As I said, Al had been considering getting another job for himself for the sake of his family life (just to mention at this point that there are no lines to read between; there is no marital crisis or disharmony here). The shop is not failing. He has, I will say, cut down on his hours this year – when his assistant Tim left for a full-time job, he didn’t replace him and closed the shop earlier in the day, which meant he had more time at home with the family after school and the money not taken was counterbalanced by not paying out.
Just to explain – the shop is always busiest in the morning. Then, it’s very quiet between about 1.30 and 3ish, then it picks up again, but it really is hardly worth being open for a couple of hours, sometimes you might take only a couple of pounds in that time. And after 4, it’s quiet again. Usually, that is, there’s some random days when customers are queueing to give you their money at ten to five, but that’s not the norm.
Back in the summer, Al was considering his options and came down to expanding the home delivery side – he has a website and offers free home delivery (and always has) but contemplated doing mail drops in local villages, each with a day for deliveries. It would not, obviously, be feasible to employ anyone to do them, but he and his father would fit them in. The other option (I’ve a bee in my bonnet, by the way, about “two choices.” Two or more options, one choice) was, as I said, to find a tenant. Al owns the shop outright and he spent several thousand pounds doing up the outside last year. Still some inside work to do, but it’s pretty sound. He had thought of shutting for a week or two during the autumn while it’s quiet to get on with the repairs and painting.
It had all been a lot to think about and he, quite calmly, snapped last Thursday. But it didn’t mean he’d given up on the business and he still wanted to find a tenant to take it on as a going concern. And one has come to him.
Tim worked for him for a couple of years. He was self-employed and it was useful to have some secure weekly income. But in the end, he decided to take a full-time job. It so happened that, on Thursday, his mother dropped in to town and discovered what was going on. Tim wasn’t enjoying his job at all and she reckoned he might be interested.

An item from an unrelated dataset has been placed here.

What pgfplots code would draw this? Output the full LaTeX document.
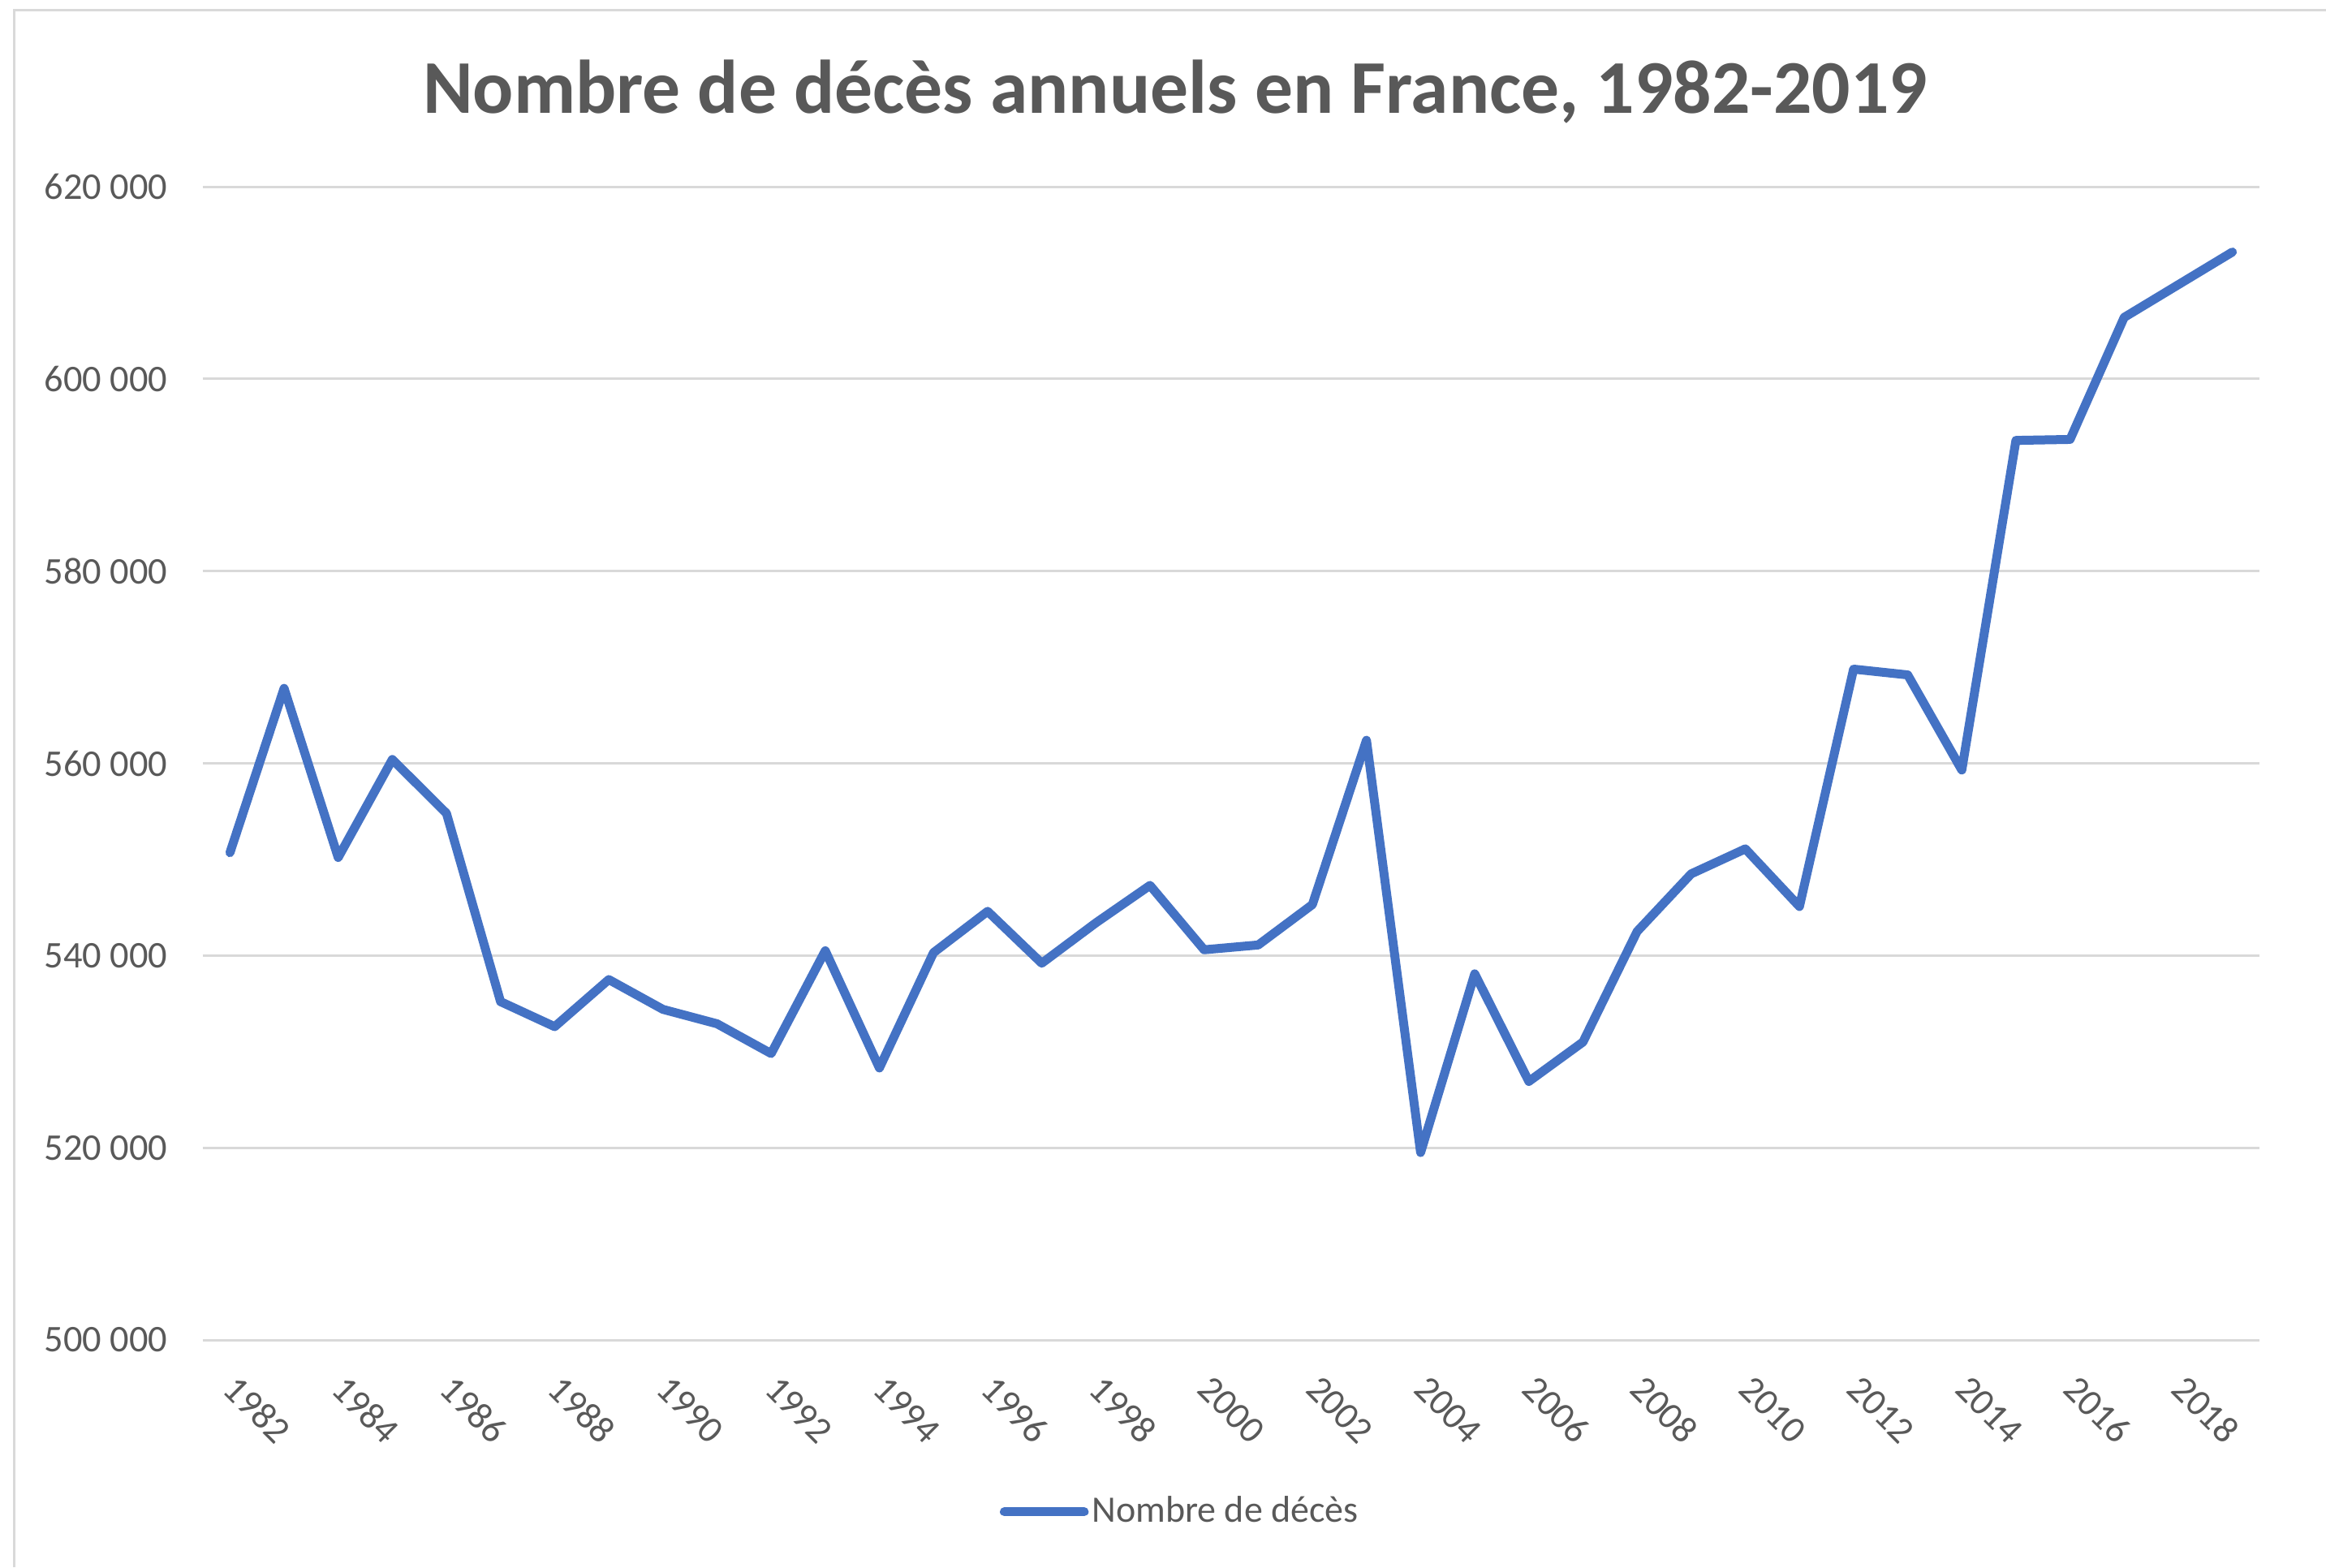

In short, he phoned that night and came to visit Al the next afternoon. He promised a decision on Sunday. And,
reader, she married h… – oh sorry, wrong story – they have come to an agreement and Al is beavering away this week to get the downstairs ready (new flooring and a repaint) and it will reopen next week.
Al has made no decisions on his own future yet, but there’s no hurry. They have enough coming in to get by and it’s early days.
The remarkable thing is the links between the events of now and eight years ago. Derek made a snap decision to close (thank goodness there is no similarity between reasons – I’m sorry to say that his daughter died a few weeks later) and so has Al. It was a chance visit by a customer (and parent of the shopkeeper-to-be) in each case and a decision and agreement was made within a few days. It was, for the incomer, a huge opportunity to make a positive move from a less than happy situation. It was a load off the mind of the outgoing shopkeeper, who was feeling really guilty about letting the customers down and losing a really important part of town centre shopping and community life.
Best of all, Tim is ideal. He and Al know each other really well and there is mutual trust. He knows the business and has realistic expectations – and probably ideas for opportunites too.
I can’t wait. I have been unable to buy supermarket veggies, I can’t bring myself to do so, and Dilly says the same. If I haven’t got it in the garden, we’ve been having frozen veg.
I still can’t get over the exact eight years – to the very week.